Thaipusam is a Hindu Festival celebrated in January or February (it falls on the full moon day in the Tamil month of Thai when the astrological star, Pusam, reigns). On this day, Goddess Parvathi gave her son Murugan the invincible vel (lance) to vanquish the evil asura (demons). Thus Thaipusam is a commemoration of the triumph of good over evil.
This year, about a million people converged on Malaysia's Batu Caves to observe the rites, and I was one of them. Most of the devotees had come to give thanks for blessings received. Many had asked for something in particular -- a child or the health of a family member, for example -- and had vowed to perform one of the Thaipusam devotions such as wearing a vel, bearing a kavadi (literally, "burden," such as a pitcher or jug) or carrying a milk pot offering up the 276 steps to the cave temple. Couples who had recently been blessed with a baby carried the infant in a saffron-colored sarong slung between sugarcane poles. As part of the ritual, some devotees had shaved their heads and those of their children, brought offerings of fruit and milk and bathed in the nearby Batu River.
I went to Thaipusam at about 3 in the morning with the Malaysian Cultural Group, comprising three busloads of mostly Caucasian expatriates. When we got to the caves, the crowd was already huge. I would estimate that it consisted of 90 percent devotees and 10 percent people bearing cameras.
My friend Kirsten wasn't there. When I had asked her to come, she had answered, "No offense, but the thought of a million sweating people all crammed together climbing a mountain under a tropical sun doesn't sound like my idea of a good time." Romy, on the other hand, was there -- and said it reminded her of the Minnesota State Fair. I said it was like Halloween in Greenwich Village, with more S&M.
Of course, Thaipusam is strange. This year, I spent a good portion of my time down by the river where the devotees prepare by going into trances. After going into a trance state, devotees are said to be unaware of pain. This would be helpful, as they then don the kavadis, which can weigh up to 50 pounds. Usually the kavadi is hooked onto the carrier with 108 steel hooks inserted into the skin of the chest, back and face.
Other people wear skewers to represent the vel. Some vels are steel rods about the diameter of a little finger and three to four feet long that are pierced through the cheeks. Smaller vels are about six inches long and pierce the tongue vertically, making it impossible for the wearer to put his or her tongue inside the mouth. Some young men travel from the riverside to the cave with large steel hooks in their backs, accompanied by friends who pull backwards on the devotee so that the skin comes away from the flesh and bones.
It is universally reported that devotees feel no pain, bleed very little, if at all, and are left with no scars. I myself watched men and women piercing their cheeks and tongues and observed only very little bleeding. I also watched the devotees as they left the cave and observed no signs of violence on any of them. When I asked how this was possible, I was told, "The God takes away the scars."

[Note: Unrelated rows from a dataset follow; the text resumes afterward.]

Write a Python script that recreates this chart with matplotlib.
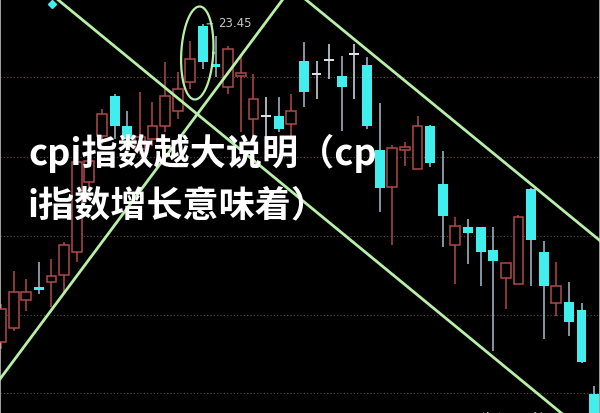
import numpy as np
import matplotlib
matplotlib.use('Agg')
import matplotlib.pyplot as plt

# K-line data (price scale: 23.45 = top of the peak candle)
opens = [17.09, 17.37, 17.93, 18.17, 18.29, 18.43, 18.89, 20.29, 21.21, 22.01,
         21.41, 20.95, 21.15, 21.41, 21.71, 22.29, 23.41, 22.63, 22.19, 22.41,
         21.55, 21.61, 21.61, 21.45, 22.71, 22.45, 22.73, 22.41, 22.85, 22.63,
         20.93, 20.19, 20.93, 20.55, 21.41, 20.25, 19.03, 19.39, 19.39, 18.93,
         18.37, 18.25, 20.15, 18.89, 17.87, 17.89, 17.73, 16.05]
closes = [17.75, 18.09, 18.09, 18.13, 18.41, 19.03, 20.69, 20.71, 21.65, 21.41,
          21.15, 21.19, 21.41, 22.01, 22.15, 22.75, 22.69, 22.59, 22.95, 22.43,
          21.95, 21.61, 21.35, 21.71, 22.09, 22.45, 22.73, 22.19, 22.85, 21.41,
          20.17, 20.97, 20.95, 21.41, 20.67, 19.61, 19.41, 19.27, 18.89, 18.71,
          18.67, 19.59, 19.13, 18.21, 18.21, 17.49, 16.69, 15.55]
highs = [17.85, 18.51, 18.35, 18.69, 18.75, 19.09, 20.81, 20.95, 21.75, 22.05,
         21.71, 22.09, 21.89, 22.69, 22.49, 23.11, 23.45, 23.21, 23.01, 22.85,
         22.45, 21.99, 21.99, 22.05, 23.09, 22.71, 23.05, 22.81, 23.05, 22.79,
         21.87, 21.03, 21.09, 21.61, 21.43, 20.91, 19.59, 19.55, 19.39, 19.39,
         18.67, 19.63, 20.17, 19.11, 18.69, 18.29, 17.87, 16.21]
lows = [16.95, 17.31, 17.71, 18.05, 17.79, 18.05, 18.69, 20.15, 21.05, 21.15,
        20.95, 20.85, 21.01, 21.29, 21.55, 22.15, 22.55, 22.39, 22.05, 21.29,
        21.15, 21.21, 21.29, 21.15, 21.79, 21.95, 22.35, 21.31, 21.95, 21.35,
        19.69, 19.03, 20.61, 20.55, 20.59, 18.99, 18.25, 18.65, 18.21, 16.91,
        17.75, 18.25, 18.21, 17.15, 17.61, 17.21, 16.67, 15.55]
grid_levels = [22.39, 20.79, 19.21, 17.63, 16.07]

# trend lines: (index, price) pairs
trend_lines = [((4.44, 23.95), (44.29, 15.69)),
               ((-0.08, 16.35), (22.35, 23.95)),
               ((24.09, 23.95), (47.3, 19.15))]
signal_marks = [(4.04, 23.85)]

title_lines = ['cpi指数越大说明（cp', 'i指数增长意味着）']

RED = '#b04a4a'
CYAN = '#40eeee'
CYAN_WICK = '#a8bccc'
GREEN = '#b8f0a8'

o = np.array(opens)
c = np.array(closes)
h = np.array(highs)
l = np.array(lows)
idx = np.arange(len(o))

fig = plt.figure(figsize=(6, 4.14), dpi=100, facecolor='black')
ax = fig.add_axes([0, 0, 1, 1], facecolor='black')

up = c > o
down = c < o
flat = c == o

# wicks
ax.vlines(idx[up], l[up], h[up], color=RED, lw=1.1, zorder=2)
ax.vlines(idx[down], l[down], h[down], color=CYAN_WICK, lw=1.1, zorder=2)
ax.vlines(idx[flat], l[flat], h[flat], color='#d8e0e8', lw=1.1, zorder=2)

# bodies
w = 0.78
body = np.maximum(np.abs(c - o), 0.05)
bottom = np.minimum(o, c)
ax.bar(idx[up], body[up], w, bottom[up], facecolor='black', edgecolor=RED, lw=1.1, zorder=3)
ax.bar(idx[down], body[down], w, bottom[down], color=CYAN, lw=0, zorder=3)
ax.bar(idx[flat], 0.05, w, o[flat] - 0.025, color='#d8e0e8', lw=0, zorder=3)

for m in signal_marks:
    ax.plot(*m, marker='D', ms=4, color=CYAN, zorder=4)

# channel lines
for p1, p2 in trend_lines:
    ax.axline(p1, p2, color=GREEN, lw=2, zorder=5)

# ellipse round the peak
k = int(np.argmax(h))
t = np.linspace(0, 2 * np.pi, 200)
ey = 22.87 + 0.93 * np.sin(t)
ex = k - 0.45 + 1.27 * np.cos(t) + 0.2 * (ey - 22.87)
ax.plot(ex, ey, color=GREEN, lw=1.6, zorder=5)

ax.annotate(f'{h.max():.2f}', xy=(k + 0.1, h[k]), xytext=(k + 1.2, h[k] + 0.02),
            color='#c8c8c8', fontsize=8.5, va='center',
            arrowprops=dict(arrowstyle='-', color='#c8c8c8', lw=0.8))

ax.set_xlim(-0.08, 47.46)
ax.set_ylim(15.67, 23.95)
ax.set_yticks(grid_levels)
ax.set_xticks([])
ax.grid(axis='y', color='#6a4646', ls=(0, (1, 2)), lw=0.8)
ax.tick_params(left=False, labelleft=False)
for s in ['left', 'top', 'right']:
    ax.spines[s].set_color('#bdbdbd')
    ax.spines[s].set_linewidth(1.2)
ax.spines['bottom'].set_visible(False)

cjk = ['Noto Sans CJK SC', 'DejaVu Sans']
fig.text(0.047, 0.630, title_lines[0], color='white', fontsize=26,
         family=cjk, weight='bold', va='center', zorder=10)
fig.text(0.045, 0.503, title_lines[1], color='white', fontsize=26,
         family=cjk, weight='bold', va='center', zorder=10)
fig.text(0.80, 0.004, '头条 @财经', color='white', fontsize=10,
         family=cjk, va='top')

fig.savefig('out.png', dpi=100, facecolor='black')
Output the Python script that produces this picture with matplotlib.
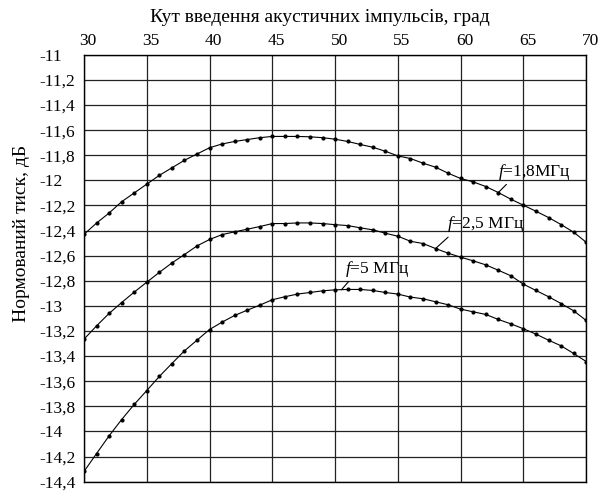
import numpy as np
import matplotlib
matplotlib.use('Agg')
import matplotlib.pyplot as plt
import matplotlib.transforms as mtransforms

plt.rcParams['font.family'] = ['Liberation Serif', 'DejaVu Serif']
plt.rcParams['mathtext.fontset'] = 'custom'
plt.rcParams['mathtext.rm'] = 'Liberation Serif'
plt.rcParams['mathtext.it'] = 'Liberation Serif:italic'

# angle of incidence, degrees (every 1 degree)
angles = np.arange(30, 71)

# normalized pressure, dB
p_18 = [-12.43, -12.34, -12.26, -12.17, -12.10, -12.03, -11.96, -11.90, -11.84, -11.79,
        -11.74, -11.71, -11.69, -11.675, -11.66, -11.65, -11.65, -11.65, -11.653, -11.66,
        -11.672, -11.69, -11.714, -11.736, -11.768, -11.805, -11.826, -11.863, -11.895, -11.943,
        -11.985, -12.012, -12.049, -12.097, -12.15, -12.198, -12.246, -12.296, -12.352, -12.413,
        -12.493]
p_25 = [-13.265, -13.159, -13.06, -12.973, -12.89, -12.811, -12.733, -12.658, -12.591, -12.522,
        -12.471, -12.432, -12.41, -12.389, -12.368, -12.344, -12.344, -12.339, -12.339, -12.344,
        -12.353, -12.36, -12.378, -12.394, -12.421, -12.445, -12.485, -12.503, -12.543, -12.58,
        -12.612, -12.641, -12.673, -12.716, -12.76, -12.827, -12.877, -12.927, -12.981, -13.039,
        -13.116]
p_5 = [-14.319, -14.176, -14.035, -13.905, -13.785, -13.674, -13.562, -13.459, -13.358, -13.273,
       -13.188, -13.129, -13.076, -13.034, -12.994, -12.951, -12.927, -12.906, -12.893, -12.88,
       -12.872, -12.869, -12.869, -12.877, -12.893, -12.906, -12.93, -12.943, -12.967, -12.991,
       -13.026, -13.047, -13.068, -13.108, -13.143, -13.182, -13.225, -13.273, -13.318, -13.379,
       -13.443]

x_ticks = np.arange(30, 71, 5)
y_ticks = np.round(np.arange(-11, -14.41, -0.2), 1)
y_labels = [('%g' % v).replace('.', ',') for v in y_ticks]

fig = plt.figure(figsize=(6, 4.94), dpi=100)
ax = fig.add_axes([0.14, 0.025, 0.837, 0.864])

for p in (p_18, p_25, p_5):
    ax.plot(angles, p, color='black', lw=0.8, marker='o', ms=2.0)

ax.set_xlim(30, 70)
ax.set_ylim(-14.4, -11)
ax.set_xticks(x_ticks)
ax.set_yticks(y_ticks)
ax.set_yticklabels(y_labels, ha='left')
ax.xaxis.tick_top()
ax.tick_params(axis='x', length=0, pad=4, labelsize=12.5)
ax.tick_params(axis='y', length=0, pad=32, labelsize=12.5)
shift = mtransforms.ScaledTranslation(4 / 100, 0, fig.dpi_scale_trans)
for lbl in ax.get_xticklabels():
    lbl.set_transform(lbl.get_transform() + shift)
ax.grid(True, color='#222222', lw=0.9)
for s in ax.spines.values():
    s.set_linewidth(1.0)

fig.text(320 / 600, 1 - 17 / 494, 'Кут введення акустичних імпульсів, град',
         ha='center', va='center', fontsize=14)
fig.text(22 / 600, 1 - 233 / 494, 'Нормований тиск, дБ',
         ha='center', va='center', rotation=90, fontsize=14)

arrow = dict(arrowstyle='-', lw=0.8, color='black', shrinkA=0, shrinkB=0)
ax.annotate(r'$f$=1,8МГц', xy=(angles[33], p_18[33]), xytext=(63.0, -12.01),
            ha='left', va='bottom', fontsize=12.5,
            arrowprops=dict(arrow, relpos=(0.19, 0.15)))
ax.annotate(r'$f$=2,5 МГц', xy=(angles[28], p_25[28]), xytext=(58.9, -12.43),
            ha='left', va='bottom', fontsize=12.5,
            arrowprops=dict(arrow, relpos=(0.1, 0.15)))
ax.annotate(r'$f$=5 МГц', xy=(angles[20] + 0.5, p_5[20]), xytext=(50.8, -12.785),
            ha='left', va='bottom', fontsize=12.5,
            arrowprops=dict(arrow, relpos=(0.13, 0.15)))

fig.savefig('out.png', dpi=100)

A kavadi carrier or vel wearer does not go through the ordeal alone but is generally accompanied by an entourage of friends and family. Some of the entourage also wear vels or hooks. Some carry burning camphor censors or pots of milk. Some of the entourage chant and play music, mostly drums. At least some of the members of the entourage are not in trances, and these people clear a path through the onlookers, carry a chair for the kavadi bearer, wipe away sweat, provide water and steer.
Thus, as befits a religious devotion, the ordeal is a communal endeavor. While men carry the large kavadis, they are supported in this by parents and spouses and children and friends. One of the most beautiful things about Thaipusam is the closeness and support that one sees -- children gathered around a laboring father; husbands supporting entranced wives; adolescents steering entranced parents; and mothers and fathers bearing babies and young children.
It is more disturbing to see women in trances than to see men similarly affected. The women in the throes of religious ecstasy -- with their hair unbound and uncombed, tongues artificially reddened with saffron powder and lewdly flitting in and out of their mouths, crazy/sensual smiles, eyes rolling and breasts and hips undulating -- violate even my notions of propriety on a deeply visceral level. It is an abandonment of self-control, at once spiritual and lewdly sexual. In history one reads of such phenomena. In Greece, according to "The Bacchae" of Euripides, the Dionysian rites are said to have deeply disturbed some elements of the community.
I left the Batu Caves and hailed a cab. The driver was a Tamil Hindu who had made his pilgrimage the night before. "Do you mind if I ask you a personal question," he inquired. "Why do you come to Thaipusam? What interests you about it?"
An interesting question. I suppose one first comes to witness the spectacle: the hooks, the spears, the heavy kavadis and the trances. But certainly I don't come year after year for the sight of pain (there doesn't seem to be much). I think I come because Thaipusam is the happiest celebration of the year: the flat plain and steep hill between the Batu River and Caves encompassing spirituality, catharsis and social bonds, but also the celebration of life, of love, of happiness. This is what I told him: "I go to Thaipusam because it makes me profoundly joyous."